Al-Qaeda Bar Advancing Inside DOJ
http://pjmedia.com/jchristianadams/
President Obama has promoted Tony West to the number three job at the Department of Justice – associate attorney general. The former Civil Division head will oversee a wide array of issues, including enforcement of federal election laws in the 2012 presidential election, but also GITMO detainee policy. Before coming to the Justice Department, West and his San Francisco law firm represented some of the most radical Islamic terrorist causes, including the American Taliban John Walker Lindh.
West’s firm also was involved in the case of Mohamed vs. Jeppesen Dataplan, effectively attacking the CIA high value detainee rendition program. They also assisted the defense of Mohammed Al Qahtani, considered the 20th hijacker. But naturally, you won’t learn any of this in Sari Horwitz’s Washingon Post announcement of West’s promotion.
West is not alone among new Obama DOJ lawyers who represented radical causes.

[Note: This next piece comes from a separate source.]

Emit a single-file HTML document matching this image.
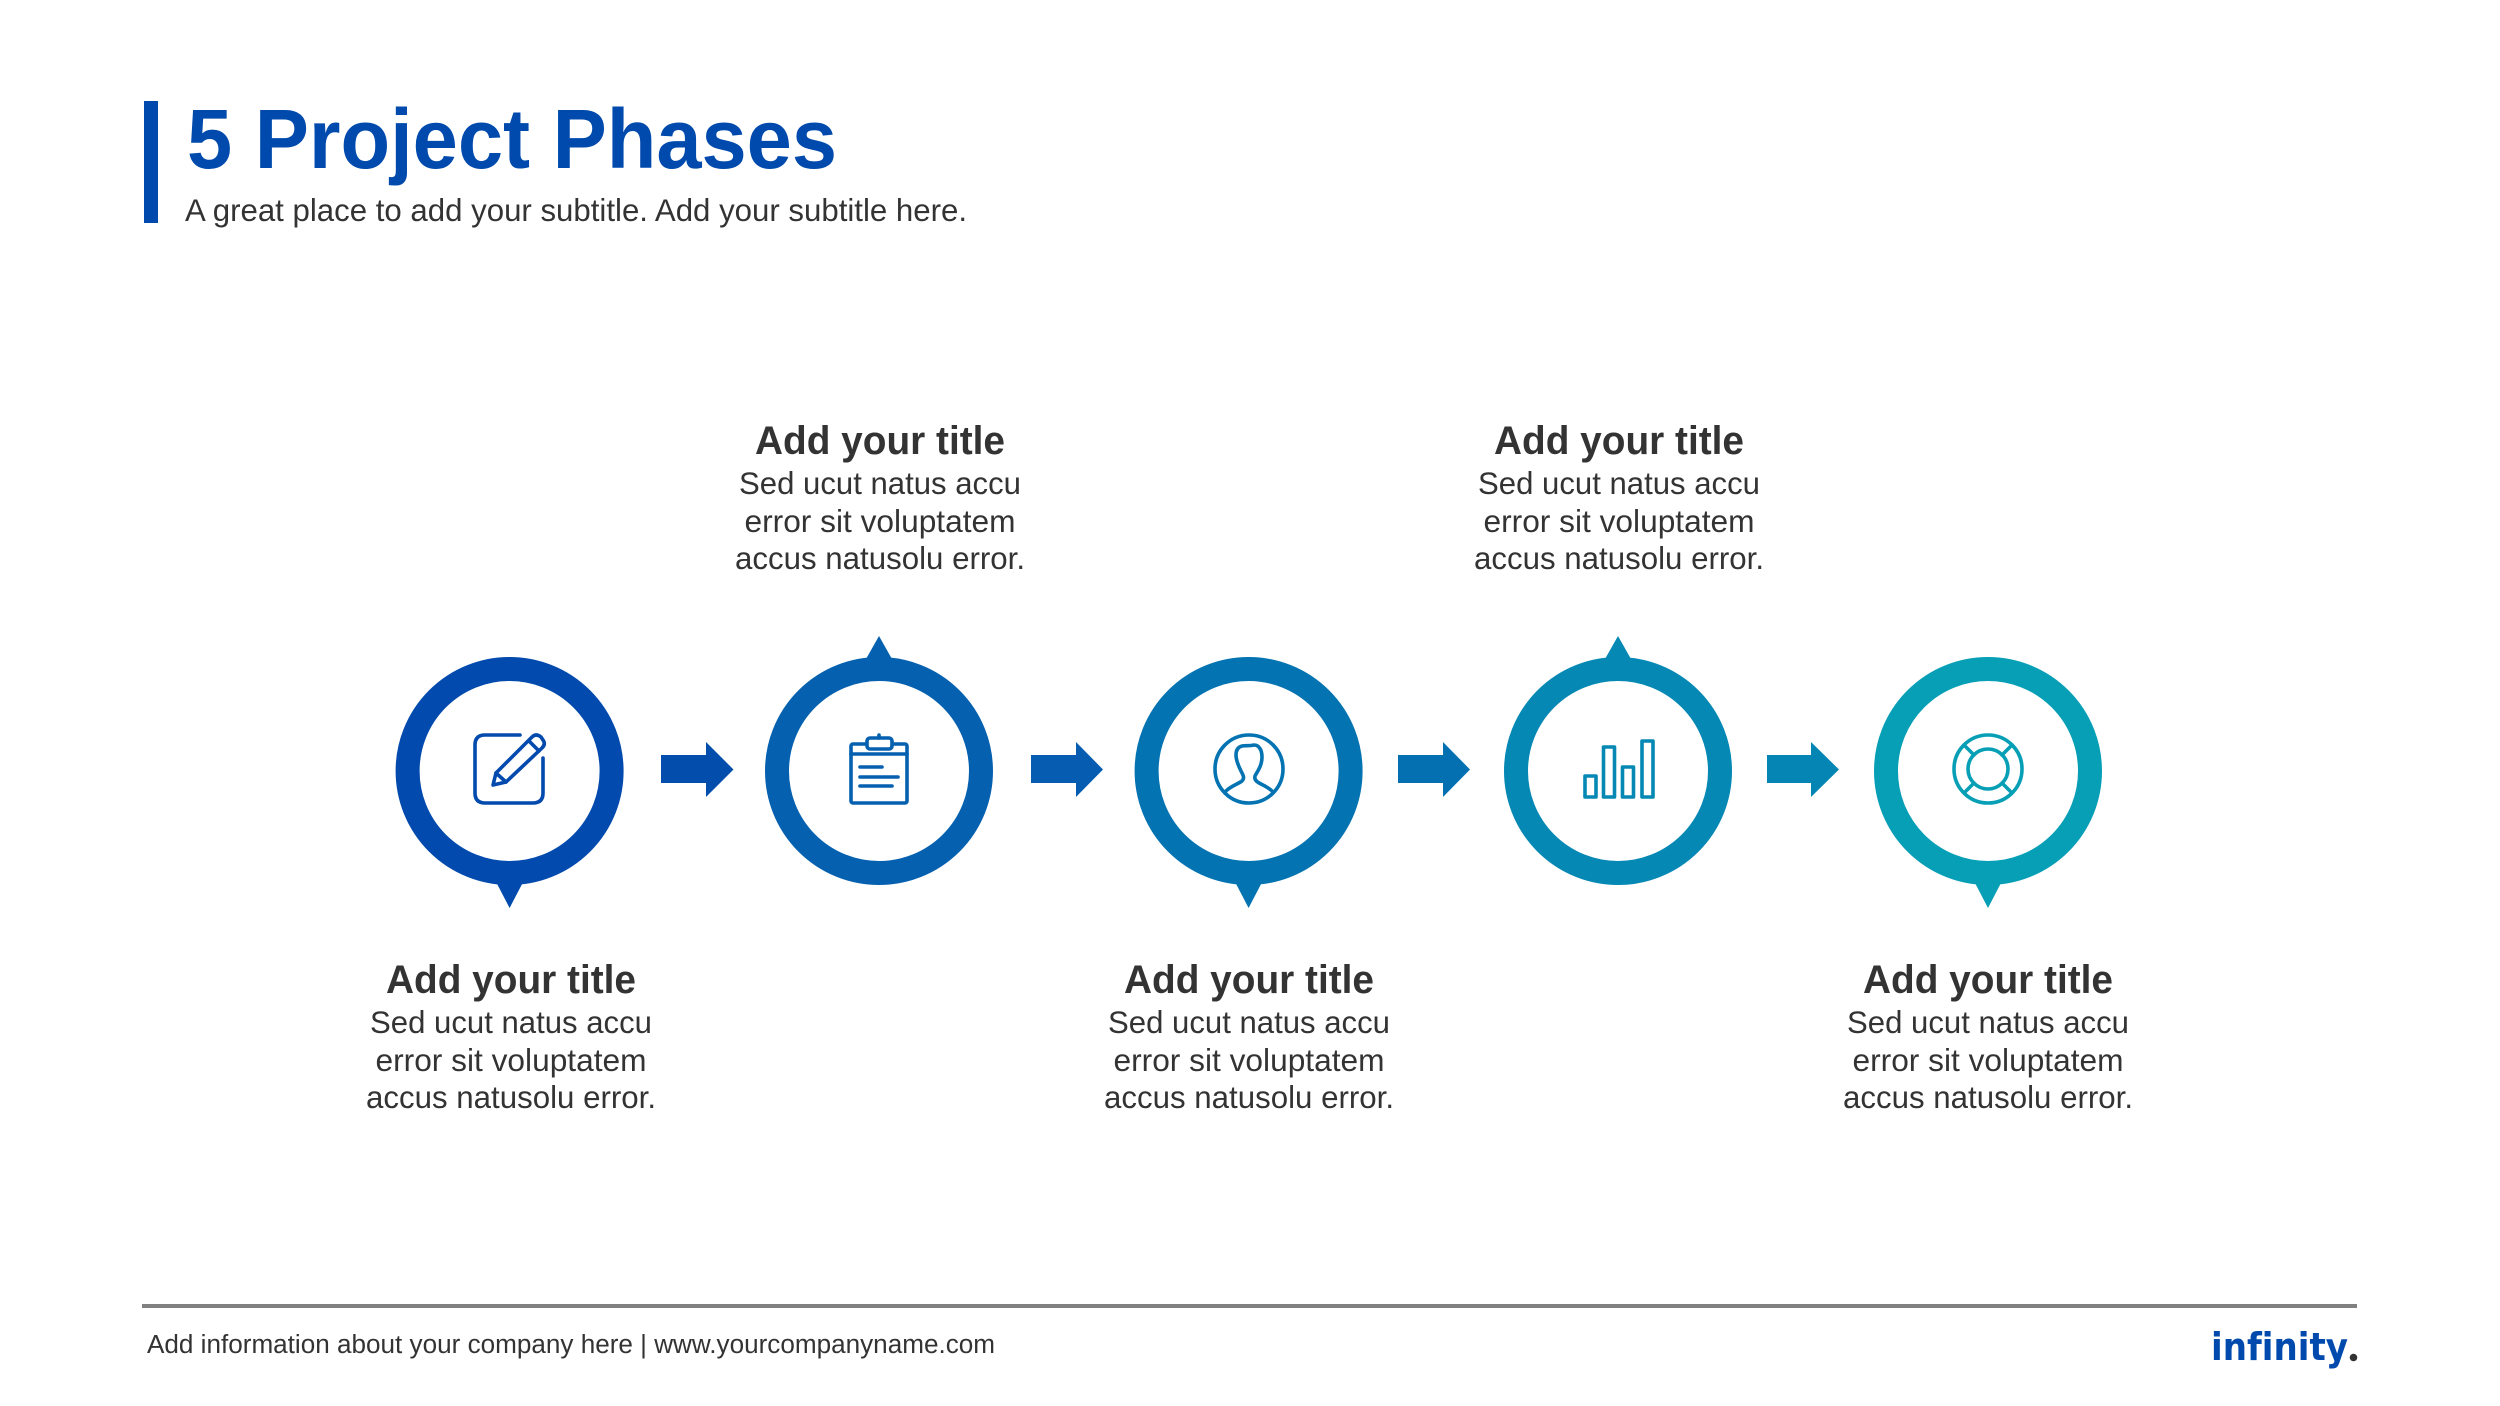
<!DOCTYPE html>
<html><head><meta charset="utf-8"><style>
html,body{margin:0;padding:0;background:#fff}
svg{display:block}
text{font-family:"Liberation Sans",sans-serif}
.t{font-size:40px;font-weight:700;fill:#333;text-anchor:middle}
.b{font-size:31.5px;fill:#333;text-anchor:middle}
.i{fill:none;stroke-width:3.6;stroke-linecap:round;stroke-linejoin:round}
</style></head><body>
<svg width="2500" height="1406" viewBox="0 0 2500 1406" xmlns="http://www.w3.org/2000/svg">
<rect width="2500" height="1406" fill="#fff"/>
<rect x="144" y="101" width="14" height="122" fill="#004aad"/>
<text x="187" y="168" font-size="84" font-weight="700" fill="#004aad" textLength="650" lengthAdjust="spacingAndGlyphs">5 Project Phases</text>
<text x="185" y="221" font-size="31.5" fill="#333" textLength="782" lengthAdjust="spacingAndGlyphs">A great place to add your subtitle. Add your subtitle here.</text>

<!-- Rings -->
<g fill="none" stroke-width="24">
<circle cx="509.6" cy="771" r="102" stroke="#024aad"/>
<circle cx="879" cy="771" r="102" stroke="#0561b0"/>
<circle cx="1248.6" cy="771" r="102" stroke="#0473b2"/>
<circle cx="1618" cy="771" r="102" stroke="#0588b4"/>
<circle cx="1988" cy="771" r="102" stroke="#079fb6"/>
</g>
<polygon points="496.6,883 522.6,883 509.6,908" fill="#024aad"/>
<polygon points="866,659 892,659 879,636" fill="#0561b0"/>
<polygon points="1235.6,883 1261.6,883 1248.6,908" fill="#0473b2"/>
<polygon points="1605,659 1631,659 1618,636" fill="#0588b4"/>
<polygon points="1975,883 2001,883 1988,908" fill="#079fb6"/>

<!-- Arrows -->
<polygon points="661,755 706,755 706,742 733.5,769.5 706,797 706,783 661,783" fill="#034dad"/>
<polygon points="1031,755 1076,755 1076,742 1103,769.5 1076,797 1076,783 1031,783" fill="#055cb0"/>
<polygon points="1398,755 1443,755 1443,742 1470,769.5 1443,797 1443,783 1398,783" fill="#0470b2"/>
<polygon points="1767,755 1811,755 1811,742 1839,769.5 1811,797 1811,783 1767,783" fill="#0585b4"/>

<!-- Icon 1 -->
<g class="i" stroke="#024aad">
<path d="M520,735 H485 Q475,735 475,745 V793 Q475,803 485,803 H533 Q543,803 543,793 V758"/>
<path d="M493,785 L496,773 L532,737 Q536,733 541,737 L543,740 Q546,744 542,748 L506,782 Z"/>
<path d="M496,773 L506,782 M529,741 L539,751"/>
</g>
<!-- Icon 2 -->
<g class="i" stroke="#0561b0">
<rect x="851" y="744" width="56" height="59" rx="2"/>
<path d="M851,754 H907"/>
<rect x="867" y="738" width="25" height="11" rx="3" fill="#fff"/>
<path d="M879,735 V738"/>
<path d="M860,767 H882 M860,777 H898 M860,786 H892"/>
</g>
<!-- Icon 3 -->
<g class="i" stroke="#0473b2">
<circle cx="1249" cy="769" r="34"/>
<path d="M1226,791 C1231,786 1238,784 1242,781 C1245,778 1243,775 1241,771 C1238,765 1236,760 1236,755 C1236,750 1238,747 1242,746 C1246,745.500 1250,746 1254,745 C1259,745 1262,750 1262,757 C1262,766 1257,772 1255,776 C1254,780 1257,782 1261,784 C1265,786 1269,788 1272,791"/>
</g>
<!-- Icon 4 -->
<g class="i" stroke="#0588b4">
<rect x="1585" y="776" width="11" height="21"/>
<rect x="1603.500" y="747" width="11" height="50"/>
<rect x="1622.500" y="767" width="11" height="30"/>
<rect x="1642" y="741" width="11" height="56"/>
</g>
<!-- Icon 5 -->
<g class="i" stroke="#079fb6">
<circle cx="1988" cy="769" r="34"/>
<circle cx="1988" cy="769" r="20"/>
<path d="M1974,755 L1964,745 M2002,755 L2012,745 M1974,783 L1964,793 M2002,783 L2012,793"/>
</g>

<!-- Bottom text groups -->
<text class="t" x="511" y="993" textLength="250" lengthAdjust="spacingAndGlyphs">Add your title</text>
<text class="b" x="511" y="1033" textLength="282" lengthAdjust="spacingAndGlyphs">Sed ucut natus accu</text>
<text class="b" x="511" y="1071" textLength="271" lengthAdjust="spacingAndGlyphs">error sit voluptatem</text>
<text class="b" x="511" y="1108" textLength="290" lengthAdjust="spacingAndGlyphs">accus natusolu error.</text>

<text class="t" x="1249" y="993" textLength="250" lengthAdjust="spacingAndGlyphs">Add your title</text>
<text class="b" x="1249" y="1033" textLength="282" lengthAdjust="spacingAndGlyphs">Sed ucut natus accu</text>
<text class="b" x="1249" y="1071" textLength="271" lengthAdjust="spacingAndGlyphs">error sit voluptatem</text>
<text class="b" x="1249" y="1108" textLength="290" lengthAdjust="spacingAndGlyphs">accus natusolu error.</text>

<text class="t" x="1988" y="993" textLength="250" lengthAdjust="spacingAndGlyphs">Add your title</text>
<text class="b" x="1988" y="1033" textLength="282" lengthAdjust="spacingAndGlyphs">Sed ucut natus accu</text>
<text class="b" x="1988" y="1071" textLength="271" lengthAdjust="spacingAndGlyphs">error sit voluptatem</text>
<text class="b" x="1988" y="1108" textLength="290" lengthAdjust="spacingAndGlyphs">accus natusolu error.</text>

<!-- Top text groups -->
<text class="t" x="880" y="454" textLength="250" lengthAdjust="spacingAndGlyphs">Add your title</text>
<text class="b" x="880" y="494" textLength="282" lengthAdjust="spacingAndGlyphs">Sed ucut natus accu</text>
<text class="b" x="880" y="532" textLength="271" lengthAdjust="spacingAndGlyphs">error sit voluptatem</text>
<text class="b" x="880" y="569" textLength="290" lengthAdjust="spacingAndGlyphs">accus natusolu error.</text>

<text class="t" x="1619" y="454" textLength="250" lengthAdjust="spacingAndGlyphs">Add your title</text>
<text class="b" x="1619" y="494" textLength="282" lengthAdjust="spacingAndGlyphs">Sed ucut natus accu</text>
<text class="b" x="1619" y="532" textLength="271" lengthAdjust="spacingAndGlyphs">error sit voluptatem</text>
<text class="b" x="1619" y="569" textLength="290" lengthAdjust="spacingAndGlyphs">accus natusolu error.</text>

<!-- Footer -->
<rect x="142" y="1304" width="2215" height="4" fill="#808080"/>
<text x="147" y="1353" font-size="25.5" fill="#333" textLength="848" lengthAdjust="spacingAndGlyphs">Add information about your company here | www.yourcompanyname.com</text>
<text x="2211" y="1360" font-size="38" font-weight="700" fill="#004aad" style="font-family:'DejaVu Sans',sans-serif;font-variant-ligatures:none" textLength="137" lengthAdjust="spacingAndGlyphs">infinity</text>
<circle cx="2353.500" cy="1357.500" r="3.800" fill="#333"/>
</svg>
</body></html>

West brought more members of the al-Qaeda bar with him to the Civil Division at Justice to oversee GITMO policy. As Jennifer Rubin has reported at the Weekly Standard, West also failed to recuse himself, it seems, from terrorist cases his firm worked on even after West arrived at the Justice Department.
Most disturbing of all, Rubin reports that these members of the GITMO bar which West placed in charge of GITMO policy may have failed to recuse themselves sufficiently. Rubin:
Other attorneys in the civil division who came from firms that represented detainees—such as Brian Martinez (West’s chief of staff), Geoffrey Graber (counsel to the assistant attorney general), and Ian Gershengorn (West’s deputy in charge of the Federal Programs Branch, which handles habeas petitions)—recused themselves from individual cases where their former firms represented detainees. Gershengorn, however, continued to play a role in setting policy on issues relating to his prior cases. In an email dated July 14, 2009, he wrote, “I have realized that, while I can discuss policy issues arising from substantial support etc., I cannot work directly on the brief because it is one of the Boumediene cases, and Jenner had an amicus brief in that case.” (This begs the question of who, if anyone, was supervising the habeas petitions and the matters from which the political appointees were recused.)
West’s representation of Lindh, however, is particularly troubling. Even after Lindh was sentenced, and the case was concluded, West made outrageous statements to the Washington Post defending Lindh as a good person. “He’s so intellectually-driven, and he has a wide variety of interests — from English literature to World History to Islamic studies. I truly believe John will have a lot to offer after his incarceration.”
Left-wing defenders like to crow that everyone deserves a right to a lawyer. Fine, but that doesn’t mean you get to work at the Justice Department, and certainly doesn’t mean you should be setting GITMO policy.
Cully Stimson, former deputy assistant secretary for detainee affairs in the Bush administration, raised the question whether big law firms like Jenner and Block and Covington and Burling should devote so many millions of dollars to terrorist causes without raising legitimate questions for other paying clients who were effectively subsidizing the terrorist work. Stimson was right, even if those who should have defended him didn’t. But the question first raised by Stimson years ago has grown even more acute.